Call for Papers for Session
Carrying Across: Translation as Material Practice in the Pre/Early Modern World
Association for Art History 2026 Annual Conference
University of Cambridge, 8–10 April 2026
Due by 2 November 2025
This session explores how portable things, such as reliquaries, textiles, books, and tools, are objects of translation. A coconut shell from Ceylon, joined to a Fatimid rock-crystal ewer and refashioned as a Christian reliquary in thirteenth-century Münster, invites us to rethink the concept of ‘translation’ as an act of transgressing linguistic, sociocultural, geospatial, and temporal boundaries. Taking its etymological root, the Latin translatio (‘to carry across’), as our point of departure, we ask how materials move across contexts. We explore how they mediate intercultural traffic, urging a reconceptualisation of translation not as a linguistic but also a material act.
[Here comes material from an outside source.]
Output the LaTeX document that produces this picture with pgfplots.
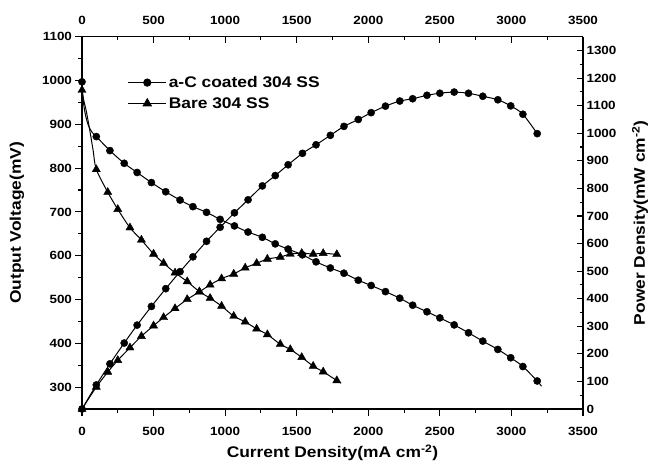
\documentclass[border=0pt]{standalone}
\usepackage{pgfplots}
\pgfplotsset{compat=1.18}
\usepackage{fontspec}
\setmainfont{Liberation Sans}[FakeStretch=1.13]
\pgfplotstableread{
d V P
0 997 0
100 872 87.2
195 840 163.8
295 811 239.2
385 790 304.2
485 767 372.0
585 746 436.4
685 727 498.0
775 712 551.8
870 699 608.1
965 683 659.1
1065 668 711.4
1160 654 758.6
1260 642 808.9
1350 627 846.5
1440 615 885.6
1540 602 927.1
1635 586 958.1
1735 572 992.4
1830 560 1024.8
1930 544 1049.9
2020 532 1074.6
2120 518 1098.2
2220 503 1116.7
2310 487 1125.0
2410 472 1137.5
2500 458 1145.0
2600 442 1149.2
2700 424 1144.8
2800 405 1134.0
2905 386 1121.3
2995 367 1099.2
3080 347 1068.8
3180 314 998.5
}\coated
\pgfplotstableread{
d V
0 997
5 968
12 945
25 920
45 897
70 882
100 872
195 840
295 811
385 790
485 767
585 746
685 727
775 712
870 699
965 683
1065 668
1160 654
1260 642
1350 627
1440 615
1540 602
1635 586
1735 572
1830 560
1930 544
2020 532
2120 518
2220 503
2310 487
2410 472
2500 458
2600 442
2700 424
2800 405
2905 386
2995 367
3080 347
3180 314
3210 302
}\coatedVline
\pgfplotstableread{
d V P
0 978 0
100 797 79.7
180 745 134.1
250 706 176.5
335 664 222.4
415 636 263.9
500 604 302.0
570 583 332.3
650 561 364.7
735 541 397.6
820 518 424.8
895 503 450.2
975 485 472.9
1060 462 489.7
1140 449 511.9
1220 433 528.3
1295 420 543.9
1385 398 551.2
1455 386 561.6
1535 368 564.9
1615 348 562.0
1685 335 564.5
1780 315 560.7
}\bare
\pgfplotstableread{
d V
0 978
12 955
30 930
55 885
78 840
100 797
180 745
250 706
335 664
415 636
500 604
570 583
650 561
735 541
820 518
895 503
975 485
1060 462
1140 449
1220 433
1295 420
1385 398
1455 386
1535 368
1615 348
1685 335
1780 315
1810 309
}\bareVline
\begin{document}
\begin{tikzpicture}
\path[use as bounding box] (-82pt,-57pt) rectangle (570pt,409pt);
\pgfplotsset{
  common/.style={
    scale only axis, width=501pt, height=372.3pt,
    at={(0pt,0pt)}, anchor=south west,
    xmin=0, xmax=3500,
    xtick={0,500,...,3500}, minor x tick num=1,
    minor y tick num=1,
    clip=false,
    axis line style={line width=1.2pt},
    major tick length=6.5pt, minor tick length=3.5pt,
    every tick/.style={line width=1.1pt, black},
    tick label style={font=\fontsize{11.9}{14}\selectfont\bfseries},
    /pgf/number format/assume math mode=true,
    /pgf/number format/set thousands separator={},
    label style={font=\fontsize{15.4}{18}\selectfont\bfseries},
  },
  lplot/.style={black, line width=1pt, smooth, no marks, forget plot},
  cmark/.style={only marks, mark=*, mark size=3.6pt, mark options={solid, fill=black, draw=black}, forget plot},
  tmark/.style={only marks, mark=triangle*, mark size=4.7pt, mark options={solid, fill=black, draw=black}, forget plot},
}
\begin{axis}[common,
  axis x line*=bottom, axis y line*=left,
  ymin=250, ymax=1100, ytick={300,400,...,1100},
  tick align=outside,
  xticklabel style={yshift=-8pt},
  xlabel={Current Density(mA cm\textsuperscript{-2})},
  ylabel={Output Voltage(mV)},
  xlabel style={at={(axis description cs:0.5,-0.118)}, anchor=center},
  ylabel style={at={(axis description cs:-0.13,0.5)}, anchor=center},
  legend style={draw=none, fill=none, at={(axis description cs:0.085,0.905)}, anchor=north west,
    font=\fontsize{15.4}{18}\selectfont\bfseries, row sep=4.5pt},
  legend cell align=left,
  legend image code/.code={\draw[mark repeat=2,mark phase=2,#1] plot coordinates {(0pt,0pt) (19pt,0pt) (38pt,0pt)};},
]
\addlegendimage{black, line width=1pt, mark=*, mark size=3.6pt, mark options={solid, fill=black}}
\addlegendentry{a-C coated 304 SS}
\addlegendimage{black, line width=1pt, mark=triangle*, mark size=4.7pt, mark options={solid, fill=black}}
\addlegendentry{Bare 304 SS}
\addplot[lplot] table[x=d, y=V] {\coatedVline};
\addplot[cmark] table[x=d, y=V] {\coated};
\addplot[lplot] table[x=d, y=V] {\bareVline};
\addplot[tmark] table[x=d, y=V] {\bare};
\end{axis}
\begin{axis}[common,
  axis x line*=top, axis y line*=right,
  ymin=0, ymax=1350, ytick={0,100,...,1300},
  tick align=inside,
  xticklabel style={anchor=south, yshift=8.4pt},
  ylabel={Power Density(mW cm\textsuperscript{-2})},
  ylabel style={at={(axis description cs:1.114,0.5)}, anchor=center},
]
\addplot[lplot] table[x=d, y=P] {\coated};
\addplot[cmark] table[x=d, y=P] {\coated};
\addplot[lplot] table[x=d, y=P] {\bare};
\addplot[tmark] table[x=d, y=P] {\bare};
\end{axis}
\end{tikzpicture}
\end{document}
Shifting focus from the moment and place of an object’s creation to the networks through which it has travelled, we seek to illuminate pre- and early modern circuits of local and global exchange. Building on scholarship on material agency by Beate Fricke, Finbarr Barry Flood, Tim Ingold, and others, we invite conference papers that explore questions such as: How can translating (e.g., mounting, re-cutting, over-painting) be understood as a form of making? How do deliberate misuses, repairs, or forgeries reveal contested meanings? In what ways do pre-/early modern artefacts act as ‘temporal hinges,’ enabling dialogue between past, present, and future? We welcome papers that consider materials and makers that have been underrepresented in existing scholarship and that stimulate a productive methodological conversation between art history and other adjacent disciplines, including translation studies, cultural heritage preservation studies, and material anthropology.
Abstracts (max. 250 words) should be submitted using the 2026 Paper Proposal Form to the convenors, Yupeng Wu (yupeng.wu@yale.edu) and Se Jin Park (sejin.park@yale.edu), by 2 November 2025.
Paper formats
The majority of AAH Sessions are made up of between three and eight 20-minute research papers, each followed by 5 minutes for questions. The minimum number of papers per session is three, and eight is the maximum number of papers per session. Sessions run for a half or full day only.